The joint opposition parties have called on Cabinet Secretary Dr. Roger Luncheon and the Guyana Agricultural Workers’ Union (GAWU) to “give their unstinted support” to the demand for an international commission of inquiry, saying that it would offer answers to the concerns being raised by both the government spokesman and the union. The joint opposition parties, the PNCR, AFC, GAP, NFA, WPA and the Unity Party, referred to the statement by Luncheon which questioned their sincerity in meeting with civil society to press for the inquiry last week.

Luncheon, in his capacity as government spokesman, had declared that any discussion at the forum should include the parties’ “role in tragedies” in Guyana, in the period between 2001 and 2008.  He accused both the PNCR and the AFC of supporting the Buxton gang during this period, but leaders of both parties have since strongly denied this. Meanwhile, last week GAWU expressed concern about testimony in a New York courtroom that members of the army in 2005 moved the bodies of missing sugar workers from the front of Buxton to the backlands and it raised the question as to whether those who have been named shouldn’t be made to provide a response. Testimony about missing sugar workers was provided by former Roger Khan attorney Robert Simels who is on trial in a New York court for witness tampering.

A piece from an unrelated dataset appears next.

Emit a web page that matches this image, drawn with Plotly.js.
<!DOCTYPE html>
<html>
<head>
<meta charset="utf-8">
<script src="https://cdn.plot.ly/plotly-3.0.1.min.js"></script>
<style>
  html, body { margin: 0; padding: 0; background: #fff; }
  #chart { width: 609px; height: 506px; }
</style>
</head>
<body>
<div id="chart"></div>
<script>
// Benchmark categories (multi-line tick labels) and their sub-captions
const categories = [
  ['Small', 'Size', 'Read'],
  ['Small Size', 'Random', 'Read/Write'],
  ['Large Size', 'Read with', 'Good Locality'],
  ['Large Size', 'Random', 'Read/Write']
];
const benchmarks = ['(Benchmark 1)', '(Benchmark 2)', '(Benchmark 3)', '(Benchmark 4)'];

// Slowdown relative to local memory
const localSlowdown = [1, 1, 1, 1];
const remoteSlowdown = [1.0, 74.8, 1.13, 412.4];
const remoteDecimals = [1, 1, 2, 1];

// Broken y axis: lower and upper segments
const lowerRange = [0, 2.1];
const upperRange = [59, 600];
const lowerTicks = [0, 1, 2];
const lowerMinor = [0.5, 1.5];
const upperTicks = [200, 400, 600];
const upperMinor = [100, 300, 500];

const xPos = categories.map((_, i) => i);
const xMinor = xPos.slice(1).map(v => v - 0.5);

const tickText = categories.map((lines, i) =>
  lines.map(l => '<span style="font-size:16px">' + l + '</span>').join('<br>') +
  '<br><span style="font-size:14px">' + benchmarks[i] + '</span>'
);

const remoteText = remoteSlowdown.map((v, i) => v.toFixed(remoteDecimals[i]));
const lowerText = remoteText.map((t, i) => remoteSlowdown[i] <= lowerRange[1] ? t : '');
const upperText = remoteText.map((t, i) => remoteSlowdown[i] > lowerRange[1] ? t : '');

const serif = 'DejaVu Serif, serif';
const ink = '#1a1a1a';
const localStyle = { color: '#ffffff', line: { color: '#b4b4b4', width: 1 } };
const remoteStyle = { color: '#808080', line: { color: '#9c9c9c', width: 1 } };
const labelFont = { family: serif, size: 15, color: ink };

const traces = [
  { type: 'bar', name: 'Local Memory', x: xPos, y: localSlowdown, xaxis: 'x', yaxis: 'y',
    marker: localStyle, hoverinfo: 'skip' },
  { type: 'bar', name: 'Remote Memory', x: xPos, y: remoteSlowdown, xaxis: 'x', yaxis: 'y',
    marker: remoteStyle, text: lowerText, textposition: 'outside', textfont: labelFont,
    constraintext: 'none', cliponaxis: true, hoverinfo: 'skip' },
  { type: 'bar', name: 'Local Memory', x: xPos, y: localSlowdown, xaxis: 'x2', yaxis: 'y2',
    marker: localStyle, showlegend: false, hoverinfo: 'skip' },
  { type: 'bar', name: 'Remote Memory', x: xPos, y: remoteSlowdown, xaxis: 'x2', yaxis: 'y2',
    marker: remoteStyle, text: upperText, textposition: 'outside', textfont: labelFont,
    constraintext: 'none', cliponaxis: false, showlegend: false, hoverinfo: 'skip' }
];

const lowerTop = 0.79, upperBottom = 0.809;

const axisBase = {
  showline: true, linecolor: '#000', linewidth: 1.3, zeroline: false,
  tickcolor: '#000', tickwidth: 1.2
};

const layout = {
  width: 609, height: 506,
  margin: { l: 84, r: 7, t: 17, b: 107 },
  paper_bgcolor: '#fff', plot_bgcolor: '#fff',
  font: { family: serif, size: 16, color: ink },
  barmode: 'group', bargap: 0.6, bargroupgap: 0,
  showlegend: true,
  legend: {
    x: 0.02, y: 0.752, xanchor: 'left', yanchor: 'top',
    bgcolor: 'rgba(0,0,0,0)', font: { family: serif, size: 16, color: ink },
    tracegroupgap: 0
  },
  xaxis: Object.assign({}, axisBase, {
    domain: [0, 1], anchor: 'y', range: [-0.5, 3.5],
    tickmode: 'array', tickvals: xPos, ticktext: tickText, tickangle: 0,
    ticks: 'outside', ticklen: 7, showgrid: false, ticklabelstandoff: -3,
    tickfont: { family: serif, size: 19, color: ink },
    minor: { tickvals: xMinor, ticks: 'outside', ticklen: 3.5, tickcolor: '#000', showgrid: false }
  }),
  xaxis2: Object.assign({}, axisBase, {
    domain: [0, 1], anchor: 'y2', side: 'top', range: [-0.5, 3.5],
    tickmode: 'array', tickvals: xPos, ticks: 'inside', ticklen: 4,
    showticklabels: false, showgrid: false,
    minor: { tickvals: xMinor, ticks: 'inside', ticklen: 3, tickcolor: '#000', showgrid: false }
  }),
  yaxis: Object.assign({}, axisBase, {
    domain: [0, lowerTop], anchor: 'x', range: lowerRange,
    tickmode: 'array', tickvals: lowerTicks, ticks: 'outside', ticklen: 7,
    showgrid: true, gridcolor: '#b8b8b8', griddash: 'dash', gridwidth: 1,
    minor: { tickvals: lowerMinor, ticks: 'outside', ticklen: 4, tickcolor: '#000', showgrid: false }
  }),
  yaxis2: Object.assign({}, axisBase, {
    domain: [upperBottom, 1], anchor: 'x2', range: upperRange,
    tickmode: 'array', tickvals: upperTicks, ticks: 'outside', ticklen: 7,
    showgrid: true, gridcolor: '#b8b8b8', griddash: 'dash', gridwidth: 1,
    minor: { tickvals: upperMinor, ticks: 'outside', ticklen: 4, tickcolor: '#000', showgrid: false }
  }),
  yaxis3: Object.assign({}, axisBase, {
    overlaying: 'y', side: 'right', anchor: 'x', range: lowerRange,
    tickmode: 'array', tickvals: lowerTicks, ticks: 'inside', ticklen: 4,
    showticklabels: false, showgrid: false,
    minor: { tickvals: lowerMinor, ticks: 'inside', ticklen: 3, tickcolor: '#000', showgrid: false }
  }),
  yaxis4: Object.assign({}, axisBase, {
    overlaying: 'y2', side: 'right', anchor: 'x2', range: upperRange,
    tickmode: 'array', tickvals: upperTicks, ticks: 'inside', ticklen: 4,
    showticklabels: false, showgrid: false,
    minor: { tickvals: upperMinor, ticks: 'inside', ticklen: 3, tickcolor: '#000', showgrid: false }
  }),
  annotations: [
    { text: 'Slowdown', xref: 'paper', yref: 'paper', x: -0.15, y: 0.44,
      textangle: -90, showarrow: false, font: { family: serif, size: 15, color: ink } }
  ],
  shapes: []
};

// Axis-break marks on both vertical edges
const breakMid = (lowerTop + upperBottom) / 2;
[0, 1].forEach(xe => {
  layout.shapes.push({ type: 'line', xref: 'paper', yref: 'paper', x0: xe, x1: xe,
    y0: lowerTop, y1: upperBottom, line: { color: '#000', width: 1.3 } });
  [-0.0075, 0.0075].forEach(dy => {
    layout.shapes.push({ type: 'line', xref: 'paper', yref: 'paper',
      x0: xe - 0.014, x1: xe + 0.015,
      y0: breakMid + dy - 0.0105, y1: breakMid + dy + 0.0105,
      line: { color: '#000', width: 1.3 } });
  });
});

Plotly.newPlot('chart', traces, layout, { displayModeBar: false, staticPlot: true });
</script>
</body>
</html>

Among other things he testified that senior army officials instructed the removal of the bodies of the sugar workers to the back of Buxton.

In a press statement, the joint opposition parties said that they have noted the statement by Luncheon as well as the concerns ex-pressed by GAWU about testimony emerging from the Simels trial that members of the GDF in 2005 moved the bodies of the missing sugar workers from the front of the village to the backlands.

“It is the considered view of the Joint Opposition Parties that both the accusations of Dr. Luncheon and concerns of GAWU can best be answered in the course of the International Commis-sion of Inquiry that should leave no stone unturned in the search for truth and justice,” the parties stated.

The parties said too that if Dr. Luncheon is sincere in his accusations and GAWU in their concerns, they would support the demand for the inquiry.

The opposition parties also noted that Private Sector Commission Chairman Gerry Gouveia, who was present at the forum with civil society, declined an invitation by the moderator Christopher Ram to address the audience. Gouveia was named as a person who Simels interviewed during his visits here.